One late February Friday, my friends and I started on yet another journey. This time, down south, literally. We were to hit the southernmost province of mainland Luzon: Sorsogon. It was a destination I was reluctant to see at first. After all, what is there to see in Sorsogon apart from the whale sharks in Donsol? But I was easily lured by photos of travel bloggers to go.
And so there I was, boarding the flight to Legaspi on a rainy morning. I was hoping that the weather would turn for the better once we arrive in Legaspi, but was easily dissuaded once we set foot in the city. It wasn’t raining, but it certainly was gloomy.
Gubat, Sorsogon
We headed down south, eager to hit Matnog before nightfall. Our first stop was Gubat, a town where surfers flock for the great waves. Nobody could be seen surfing, however. It was truly windy, but too windy that sand was hitting our eyes when out by the seashore. We had to take refuge inside a restaurant to have our lunch, lest we want our food to have sand as its topping.

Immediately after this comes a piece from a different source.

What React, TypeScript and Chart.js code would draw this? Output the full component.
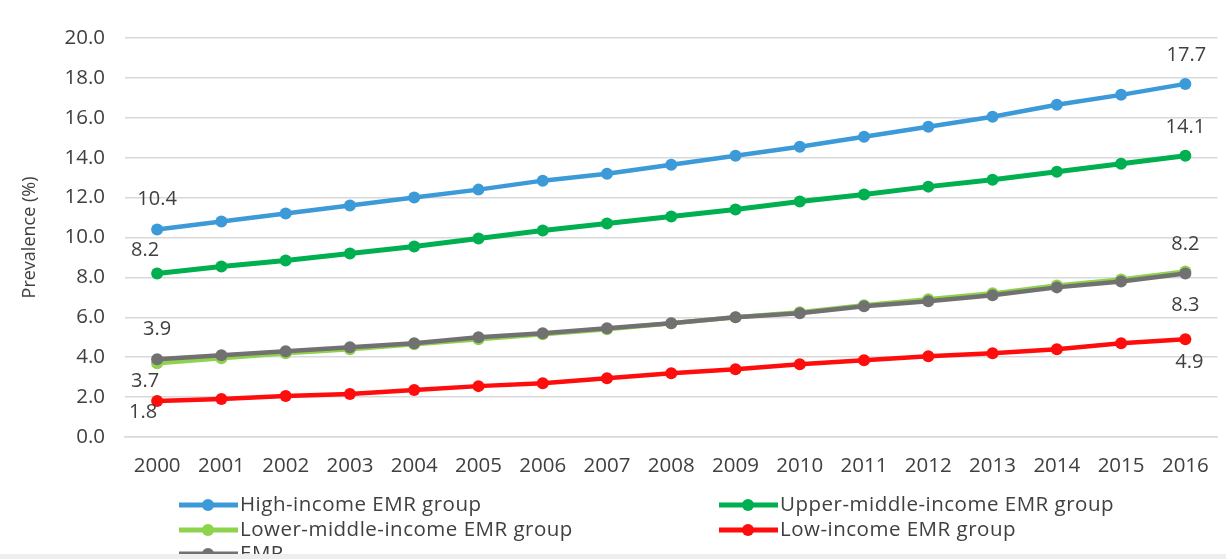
import React, { useEffect, useRef } from "react";
import { Chart, registerables } from "chart.js";

Chart.register(...registerables);

const years = ["2000", "2001", "2002", "2003", "2004", "2005", "2006", "2007", "2008", "2009", "2010", "2011", "2012", "2013", "2014", "2015", "2016"];
const highIncome = [10.4, 10.8, 11.2, 11.6, 12.0, 12.4, 12.85, 13.2, 13.65, 14.1, 14.55, 15.05, 15.55, 16.05, 16.65, 17.15, 17.7];
const upperMiddle = [8.2, 8.55, 8.85, 9.2, 9.55, 9.95, 10.35, 10.7, 11.05, 11.4, 11.8, 12.15, 12.55, 12.9, 13.3, 13.7, 14.1];
const lowerMiddle = [3.7, 3.95, 4.2, 4.4, 4.65, 4.9, 5.15, 5.4, 5.7, 6.0, 6.25, 6.6, 6.9, 7.2, 7.6, 7.9, 8.3];
const lowIncome = [1.8, 1.9, 2.05, 2.15, 2.35, 2.55, 2.7, 2.95, 3.2, 3.4, 3.65, 3.85, 4.05, 4.2, 4.4, 4.7, 4.9];
const emr = [3.9, 4.1, 4.3, 4.5, 4.7, 5.0, 5.2, 5.45, 5.7, 6.0, 6.2, 6.55, 6.8, 7.1, 7.5, 7.8, 8.2];

const seriesNames = [
  "High-income EMR group",
  "Upper-middle-income EMR group",
  "Lower-middle-income EMR group",
  "Low-income EMR group",
  "EMR",
];
const seriesColors = ["#3c9ad8", "#00b050", "#8fd24e", "#ff0c0c", "#717171"];

const yAxisTitle = "Prevalence (%)";
const FONT = "'Open Sans', Lato, sans-serif";
const TEXT = "#404040";

// which values get a label (dataset index, point index) and where relative to the point
const labelSpecs = [
  { ds: 0, i: 0, dx: 0, dy: -30 },
  { ds: 1, i: 0, dx: -12, dy: -23 },
  { ds: 4, i: 0, dx: 0, dy: -30 },
  { ds: 2, i: 0, dx: -12, dy: 18 },
  { ds: 3, i: 0, dx: -14, dy: 11 },
  { ds: 0, i: 16, dx: 1, dy: -29 },
  { ds: 1, i: 16, dx: 0, dy: -28 },
  { ds: 4, i: 16, dx: 0, dy: -29 },
  { ds: 2, i: 16, dx: 0, dy: 34 },
  { ds: 3, i: 16, dx: 4, dy: 23 },
];

// legend grid: [dataset index, column, row]
const legendLayout = [
  [0, 0, 0],
  [1, 1, 0],
  [2, 0, 1],
  [3, 1, 1],
  [4, 0, 2],
];

const overlayPlugin = {
  id: "overlay",
  afterDatasetsDraw(chart: any) {
    const ctx = chart.ctx;
    ctx.save();
    ctx.font = `20px ${FONT}`;
    ctx.fillStyle = TEXT;
    ctx.textAlign = "center";
    ctx.textBaseline = "middle";
    for (const s of labelSpecs) {
      const el = chart.getDatasetMeta(s.ds).data[s.i];
      const v = chart.data.datasets[s.ds].data[s.i];
      ctx.fillText(Number(v).toFixed(1), el.x + s.dx, el.y + s.dy);
    }
    ctx.restore();
  },
  afterDraw(chart: any) {
    const ctx = chart.ctx;
    ctx.save();
    const colX = [179, 719];
    const rowY = [505, 530, 554];
    ctx.font = `20.5px ${FONT}`;
    try { (ctx as any).letterSpacing = "0.5px"; } catch (e) {}
    ctx.textBaseline = "middle";
    ctx.textAlign = "left";
    for (const [ds, c, r] of legendLayout) {
      const x = colX[c];
      const y = rowY[r];
      const col = seriesColors[ds];
      ctx.strokeStyle = col;
      ctx.lineWidth = 5;
      ctx.beginPath();
      ctx.moveTo(x, y);
      ctx.lineTo(x + 59, y);
      ctx.stroke();
      ctx.fillStyle = col;
      ctx.beginPath();
      ctx.arc(x + 29, y, 6, 0, Math.PI * 2);
      ctx.fill();
      ctx.fillStyle = TEXT;
      ctx.fillText(seriesNames[ds], x + 61, y);
    }
    ctx.fillStyle = "#eeeeee";
    ctx.fillRect(0, 554, chart.width, 5);
    ctx.restore();
  },
};

export default function App() {
  const ref = useRef<HTMLCanvasElement>(null);
  useEffect(() => {
    document.body.style.margin = "0";
    const allData = [highIncome, upperMiddle, lowerMiddle, lowIncome, emr];
    const chart = new Chart(ref.current!, {
      type: "line",
      data: {
        labels: years,
        datasets: allData.map((d, k) => ({
          label: seriesNames[k],
          data: d,
          borderColor: seriesColors[k],
          backgroundColor: seriesColors[k],
          borderWidth: k === 1 ? 5 : 4.5,
          pointRadius: 6,
          pointBorderWidth: 0,
          pointHoverRadius: 6,
          tension: 0,
          order: k === 4 ? 0 : k + 1,
        })),
      },
      plugins: [overlayPlugin],
      options: {
        responsive: false,
        animation: false,
        layout: { padding: { left: 0, right: 7, top: 38, bottom: 0 } },
        plugins: { legend: { display: false }, tooltip: { enabled: false }, title: { display: false } },
        scales: {
          x: {
            offset: true,
            grid: { display: false, drawTicks: false },
            border: { display: true, color: "#d9d9d9", width: 1.5 },
            ticks: { color: TEXT, font: { size: 20.5, family: FONT }, padding: 17, maxRotation: 0, autoSkip: false },
            afterFit: (s: any) => { s.height = 122; },
          },
          y: {
            min: 0,
            max: 20,
            grid: { color: "#d9d9d9", lineWidth: 1.5, drawTicks: false },
            border: { display: false },
            ticks: {
              stepSize: 2,
              color: TEXT,
              font: { size: 20.5, family: FONT },
              padding: 20,
              callback: (v: any) => Number(v).toFixed(1),
            },
            title: { display: true, text: yAxisTitle, color: TEXT, font: { size: 18, family: FONT }, padding: { top: 19, bottom: 0 } },
            afterFit: (s: any) => { s.width = 125; },
          },
        },
      },
    });
    return () => chart.destroy();
  }, []);
  return <canvas ref={ref} width={1226} height={559} style={{ display: "block" }} />;
}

Prior to arriving at the Rizal Beach Resort, we bought some fresh seafood along the highway and had the resort staff cook the food for us. It was a long wait for our cooked food to arrive, so everyone in our group was so famished that we finished the food in no time.
Barcelona, Sorsogon
Right after lunch, we stopped by the town of Barcelona, known for its old church, St. Joseph Church. The wind was still blowing strong on this seaside town. Several teenagers were hanging out at the park in front of the church, while we snapped photos at the huge Barcelona sign. The church interior needed an upkeep, but its altar was out of place in its modernity. A renovation project was to be undertaken, announced by a poster asking for donations. I could only wish that the old look of the church would be preserved, not evolved into a whole new structure.



As we approached our waiting vehicle, the sky began to cry. Uh-oh.
Bulusan, Sorsogon

It was another half an hour before we reached the town of Bulusan, home to the Bulusan Volcano. But our goal wasn’t the volcano; it was the lake. The rain has temporarily ceased, thankfully. At the front, you could only get underwhelmed by its beauty. But, don’t get dismayed. Hire a boat to take you around the lake. We did because we had nothing else to do, and were pleasantly surprised. Little by little, as the boat paddled on, you’d realize how vast it was. The hills surrounding the lake were lush with tropical trees. The overcast skies added such mystery to the lake. Quickly, it would dawn on you how romantic the setting was: a cold afternoon paddling in a boat on a very serene and uncrowded lake, until you realize that you’re on a trip with friends and not with a special someone. 😛



After the boat tour ended, we proceeded to the nearby Balay Buhay sa Uma Bee Farm. Admission is free if you bought honey. Else, you had to pay P50 per head. Contrary to my expectations, no tour of bee production was shown to us. Instead, we freely roamed around the perimeter, seeing the fish pond, the flower gardens and the sheltered beehives.




Irosin, Sorsogon
Irosin was our last attraction for the day. It was here were hot springs were prevalent, and dipping in one was not only a touristy activity but a local one as well. San Benon Hot Springs was our resort of choice. Rain was pouring by now, and so were the locals who were eager to start their weekend. Baskets of food accompanied the locals, as though they were ready for a picnic. Imagine restaurants or bars in Manila on a Friday night; this was their version of that.



Soon, we were back on the road. We reached Matnog before dinnertime, and wished for the best to come tomorrow.